Well, one of the dominant reasons is that for decades, Big Oil, Big Gas, and Big Coal have devoted huge financial resources to stymie political progress and sow doubt about climate science. And for years, one of the biggest perpetrators of this anti-climate campaign has been the U.S. Chamber of Commerce.

The national Chamber of Commerce, which bears almost no resemblance to local chambers across the country, has acted like a fossil fuel front group. It accepts millions of dollars in dark money, won’t reveal its secret donors, and has consistently fought any attempts by our government to grapple with climate change: carbon pricing, reducing methane emissions, even the Paris Climate Accords.

The game has become so obvious that major American corporations have disassociated themselves with the chamber over its climate policies.

Now recently, the chamber has begun to talk as if it intends to get better on climate change.
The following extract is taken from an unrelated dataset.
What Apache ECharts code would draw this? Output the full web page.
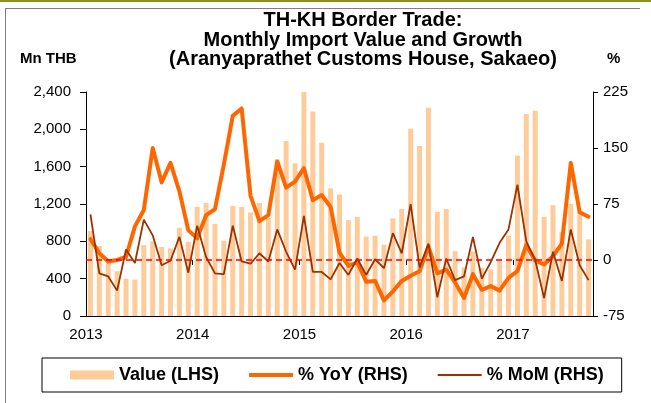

They’ve added a new page to their website and announced an “energy innovation” agenda.

I welcome the progress. But truthfully, the chamber has made a shocking about-face from climate denier to supposed climate believer and advocate, that it’s hard not to be skeptical.

Now, if the chamber were serious about combating climate change, it would disclose its donors and let the world see that it is finally changing. Maybe it would start endorsing different candidates or getting behind truly bold legislation. Maybe they’d come in here and lobby that we should support the Paris Accords. But until that day, the chamber’s so-called big change on climate seems to be cosmetic.

It may seem, Madam President, that I’m spending an awful lot of time on one group. But it matters. The chamber is part of a vast network of generally right-wing organizations that accept and disseminate billions of dollars of special interest money with zero disclosure. It has warped our political process by creating a financial incentive for many of my colleagues on the other side of the aisle to oppose climate policies that deal with climate change, to oppose appropriate consumer protections, to oppose environmental protections, and to oppose things like gun safety, as well.

Senator Sheldon Whitehouse of Rhode Island has done an amazing, outstanding job of bringing this issue to the forefront and exposing the web of dark money that lurks evilly behinds our politics. And I want to thank him and commend him for it.

I’m glad that organizations like the chamber are feeling the heat to acknowledge climate change and propose solutions. They should. But the bigger and more pervasive issue is that the dark money will continue to flow into our political system until we change it. Until we deal with it, or until groups start voluntary disclosures, in all likelihood these organizations will continue to frustrate progress behind the scenes. And the longing we all have to keep our planet the beautiful place that it is, to prevent the seas from rising, and the weather from changing, and the coral reefs from disappearing will not become a reality so long as this dark money is still having a stranglehold on so many in the other party on climate.

I yield the floor and note the absence of a quorum.